Alivisatos referred to a Chicago booklet that highlights some of this way of thinking.

“Chicago principles are at the core of being a truth-seeking institution,” he said. “It goes all the way back to 1900 when William Rainey Harper, the first president of the University of Chicago, gave a speech called “free expression in the university.” And he laid out the principles: we will always allow faculty and students to speak their minds. The university itself will not take a position telling people what to think, because that’s just so destructive to free expression.”

He suggests that Chicago “got it right” while other universities were struggling with the words and actions of their administrators, and experiencing a lot of turmoil over certain issues.
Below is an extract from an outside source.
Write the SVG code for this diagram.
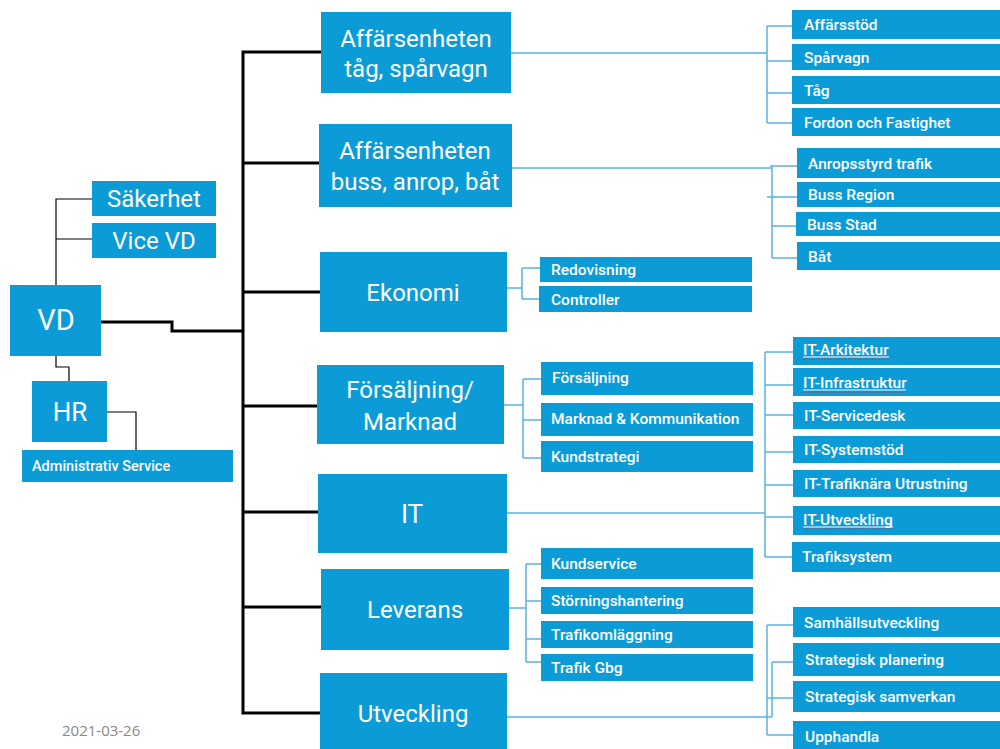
<svg xmlns="http://www.w3.org/2000/svg" width="1000" height="749" viewBox="0 0 1000 749">
<style>
.box{fill:#0b9bd7}
.big{font-family:Roboto,"Liberation Sans",sans-serif;font-size:24px;fill:#fff;text-anchor:middle}
.sm{font-family:Roboto,"Liberation Sans",sans-serif;font-size:15.5px;font-weight:500;fill:#fff}
.thick{fill:none;stroke:#000;stroke-width:3}
.thin{fill:none;stroke:#000;stroke-width:1.2}
.blue{fill:none;stroke:#5ab3dc;stroke-width:1.5}
.sq{fill:none;stroke:#d42a2a;stroke-width:1;stroke-dasharray:1.5 1.5}
.ul{fill:none;stroke:#fff;stroke-width:1}
</style>
<rect width="1000" height="749" fill="#fff"/>
<g id="connectors">
<path class="thin" d="M92,199 H56 V285 M56,239 H92 M56,356 V367 H69 V381 M107,412 H136 V450"/>
<path class="thick" d="M101,322 H172 V331 H243 M321,52 H243 V713 H320 M243,163 H319 M243,292 H320 M243,406 H317 M243,512 H318 M243,607 H321"/>
<path class="blue" d="M511,53 H767 M767,26 V123 M767,26 H792 M767,61 H792 M767,93 H792 M767,123 H792"/>
<path class="blue" d="M512,168 H772 M772,166 V258 M770,166 H797 M767,197 H797 M772,226 H797 M772,258 H797"/>
<path class="blue" d="M507,288 H522 M522,268 V299 M522,268 H540 M522,299 H540"/>
<path class="blue" d="M504,405 H523 M523,379 V458 M523,379 H541 M523,420 H541 M523,458 H541"/>
<path class="blue" d="M507,513 H765 M765,352 V557 M765,352 H793 M765,385 H793 M765,415 H793 M765,452 H793 M765,485 H793 M765,517 H793 M765,557 H792"/>
<path class="blue" d="M509,608 H526 M526,564 V662 M526,564 H541 M526,601 H541 M526,639 H541 M526,662 H541"/>
<path class="blue" d="M507,717 H772 M772,662 V717 M767,625 V735 M767,625 H793 M772,662 H793 M767,698 H793 M767,735 H793"/>
</g>
<g id="sakerhet"><rect class="box" x="92" y="181" width="124" height="35"/><text class="big" x="154" y="207">Säkerhet</text></g>
<g id="vicevd"><rect class="box" x="92" y="223" width="124" height="35"/><text class="big" x="154" y="249">Vice VD</text></g>
<g id="vd"><rect class="box" x="10" y="285" width="91" height="71"/><text class="big" x="56" y="330" style="font-size:29px">VD</text></g>
<g id="hr"><rect class="box" x="32" y="381" width="75" height="61"/><text class="big" x="70" y="421" style="font-size:26px">HR</text></g>
<g id="admin"><rect class="box" x="22" y="450" width="211" height="32"/><text class="sm" x="32" y="471" style="font-size:14.5px">Administrativ Service</text></g>
<g id="affars-tag"><rect class="box" x="321" y="12" width="190" height="81"/><text class="big" x="416" y="47">Affärsenheten</text><text class="big" x="416" y="77">tåg, spårvagn</text></g>
<g id="affars-buss"><rect class="box" x="319" y="124" width="193" height="83"/><text class="big" x="415" y="159">Affärsenheten</text><text class="big" x="415" y="190">buss, anrop, båt</text></g>
<g id="ekonomi"><rect class="box" x="320" y="252" width="187" height="80"/><text class="big" x="413" y="301">Ekonomi</text></g>
<g id="forsaljning"><rect class="box" x="317" y="365" width="187" height="79"/><text class="big" x="410" y="398">Försäljning/</text><text class="big" x="410" y="430">Marknad</text></g>
<g id="it"><rect class="box" x="318" y="474" width="189" height="79"/><text class="big" x="412" y="523" style="font-size:26px">IT</text></g>
<g id="leverans"><rect class="box" x="321" y="569" width="188" height="81"/><text class="big" x="415" y="618">Leverans</text></g>
<g id="utveckling"><rect class="box" x="320" y="673" width="187" height="76"/><text class="big" x="413" y="722">Utveckling</text></g>
<g id="affarsstod"><rect class="box" x="792" y="10" width="208" height="29"/><text class="sm" x="804" y="30">Affärsstöd</text></g>
<g id="sparvagn"><rect class="box" x="792" y="44" width="208" height="26"/><text class="sm" x="804" y="63">Spårvagn</text></g>
<g id="tag"><rect class="box" x="792" y="76" width="208" height="28"/><text class="sm" x="804" y="96">Tåg</text></g>
<g id="fordon"><rect class="box" x="792" y="108" width="208" height="28"/><text class="sm" x="804" y="128">Fordon och Fastighet</text></g>
<g id="anrop"><rect class="box" x="797" y="148" width="203" height="30"/><text class="sm" x="808" y="169">Anropsstyrd trafik</text></g>
<g id="bussregion"><rect class="box" x="797" y="182" width="203" height="25"/><text class="sm" x="808" y="200">Buss Region</text></g>
<g id="bussstad"><rect class="box" x="796" y="212" width="204" height="24"/><text class="sm" x="807" y="230">Buss Stad</text></g>
<g id="bat"><rect class="box" x="797" y="242" width="203" height="28"/><text class="sm" x="808" y="262">Båt</text></g>
<g id="redovisning"><rect class="box" x="540" y="257" width="212" height="25"/><text class="sm" x="551" y="275">Redovisning</text></g>
<g id="controller"><rect class="box" x="539" y="286" width="213" height="26"/><text class="sm" x="551" y="305">Controller</text></g>
<g id="forsaljning2"><rect class="box" x="541" y="362" width="212" height="33"/><text class="sm" x="552" y="383">Försäljning</text></g>
<g id="marknad"><rect class="box" x="541" y="403" width="212" height="33"/><text class="sm" x="551" y="424">Marknad &amp; Kommunikation</text></g>
<g id="kundstrategi"><rect class="box" x="541" y="441" width="212" height="31"/><text class="sm" x="551" y="462">Kundstrategi</text></g>
<g id="it-ark"><rect class="box" x="793" y="337" width="207" height="28"/><text class="sm" x="803" y="355">IT-Arkitektur</text><path class="ul" d="M803,357 H889"/><path class="sq" d="M803,359 H889"/></g>
<g id="it-infra"><rect class="box" x="793" y="368" width="207" height="28"/><text class="sm" x="803" y="388">IT-Infrastruktur</text><path class="ul" d="M803,390 H906"/><path class="sq" d="M803,392 H906"/></g>
<g id="it-service"><rect class="box" x="793" y="402" width="207" height="27"/><text class="sm" x="804" y="421">IT-Servicedesk</text></g>
<g id="it-system"><rect class="box" x="793" y="436" width="207" height="27"/><text class="sm" x="804" y="455">IT-Systemstöd</text></g>
<g id="it-trafik"><rect class="box" x="793" y="470" width="207" height="27"/><text class="sm" x="804" y="489">IT-Trafiknära Utrustning</text></g>
<g id="it-utv"><rect class="box" x="793" y="506" width="207" height="29"/><text class="sm" x="803" y="525">IT-Utveckling</text><path class="ul" d="M803,527 H893"/><path class="sq" d="M803,529 H893"/></g>
<g id="trafiksystem"><rect class="box" x="792" y="542" width="208" height="30"/><text class="sm" x="802" y="562">Trafiksystem</text></g>
<g id="kundservice"><rect class="box" x="541" y="548" width="212" height="31"/><text class="sm" x="551" y="569">Kundservice</text></g>
<g id="storning"><rect class="box" x="541" y="587" width="212" height="27"/><text class="sm" x="551" y="606">Störningshantering</text></g>
<g id="trafikoml"><rect class="box" x="541" y="621" width="212" height="27"/><text class="sm" x="551" y="640">Trafikomläggning</text></g>
<g id="trafikgbg"><rect class="box" x="541" y="654" width="212" height="27"/><text class="sm" x="551" y="673">Trafik Gbg</text></g>
<g id="samhall"><rect class="box" x="793" y="607" width="207" height="30"/><text class="sm" x="804" y="628">Samhällsutveckling</text></g>
<g id="stratplan"><rect class="box" x="793" y="643" width="207" height="33"/><text class="sm" x="805" y="665">Strategisk planering</text></g>
<g id="stratsam"><rect class="box" x="793" y="681" width="207" height="31"/><text class="sm" x="805" y="702">Strategisk samverkan</text></g>
<g id="upphandla"><rect class="box" x="793" y="721" width="207" height="28"/><text class="sm" x="805" y="742">Upphandla</text></g>
<text x="62" y="736" style="font-family:'Open Sans','Liberation Sans',sans-serif;font-size:15px;fill:#8a8a8a">2021-03-26</text>
</svg>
Educating Tomorrow’s Student

What does it mean to be an educated person? Alivisatos asked.

He suggested that employers want employees with humanism and social science skills, but acknowledged that it’s hard to get there, given the investment that students have to make in their own education.

“The one thing we do teach students, you know, we’re going back to that core curriculum every day,”
he said. “We’re saying, learn to listen to other people share your idea, but be happy when somebody challenges you, because that may help you actually find the truth, which we’re trying to do.”

These are all parts of the debate that we’re having when it comes to the emergence of AI in our world. How are we going to integrate it into the job market, and our philosophy around economics and business? That’s just one aspect of how we treat AI as digital intelligence that we have to coexist with, suddenly, in our world.